Frequently asked questions
What's the simplest formula?
m = 1/RR, where RR is the required reserve ratio. With RR = 10%, m = 10. So $1 of base money supports up to $10 of bank deposits — but this is the ceiling, not the realized multiplier.
What's the realistic formula?
Including currency leakage and excess reserves, m = (1 + c) / (RR + ER + c), where c is the currency-to-deposit ratio and ER is the excess-reserve ratio. In the US in 2007, c was about 0.08 and ER about 0.001, giving an M1 multiplier near 1.6. The number drifts with payment habits and bank behavior.
Why did the multiplier collapse after 2008?

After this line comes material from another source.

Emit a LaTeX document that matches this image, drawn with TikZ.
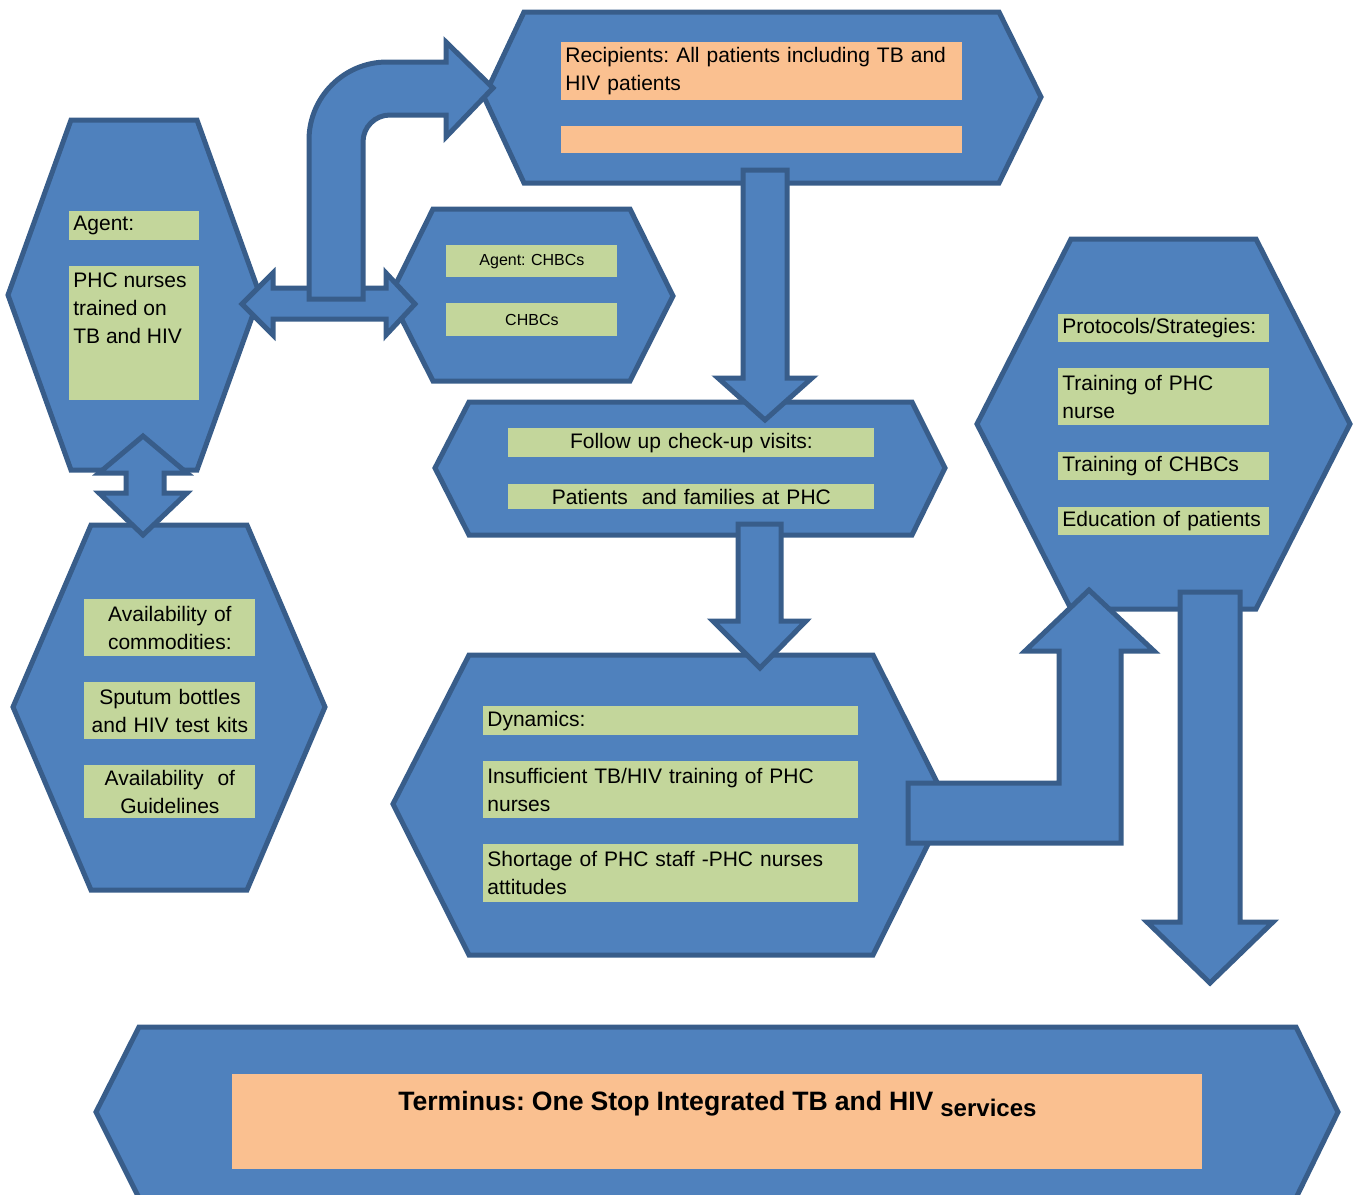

QE quadrupled the monetary base from $0.85T to $4.0T, but banks parked the new reserves at the Fed instead of lending — partly because credit demand was weak, partly because the Fed paid interest on excess reserves (IOER) starting October 2008, making reserves a competitive yield asset. The M1 multiplier fell from about 1.6 in 2007 to under 0.8 by 2014.
Does the multiplier mean banks need reserves before they lend?
Mechanically no. Banks make loans first; reserves are obtained afterward through interbank borrowing or, ultimately, central-bank operations. The Bank of England's "Money creation in the modern economy" (2014) explicitly rejects the textbook 'banks lend reserves' story.
Is the multiplier still a useful number?
Less than it used to be. With reserve requirements at 0% in the US, IOER making excess reserves attractive, and central banks targeting interest rates rather than monetary aggregates, the multiplier is more a diagnostic than a control variable. Mervyn King called it "a textbook curiosity, not a policy lever" in 2012.
Is there a multiplier for QE?
Yes, but it's small. QE adds to bank reserves; if the multiplier is ~1, broad money rises one-for-one with the QE injection. Inflation requires both broad-money growth and stable velocity. In 2008–2014 broad money grew, velocity collapsed, and the net inflation was modest. In 2020–2022 broad money grew faster and velocity stabilized — and inflation arrived.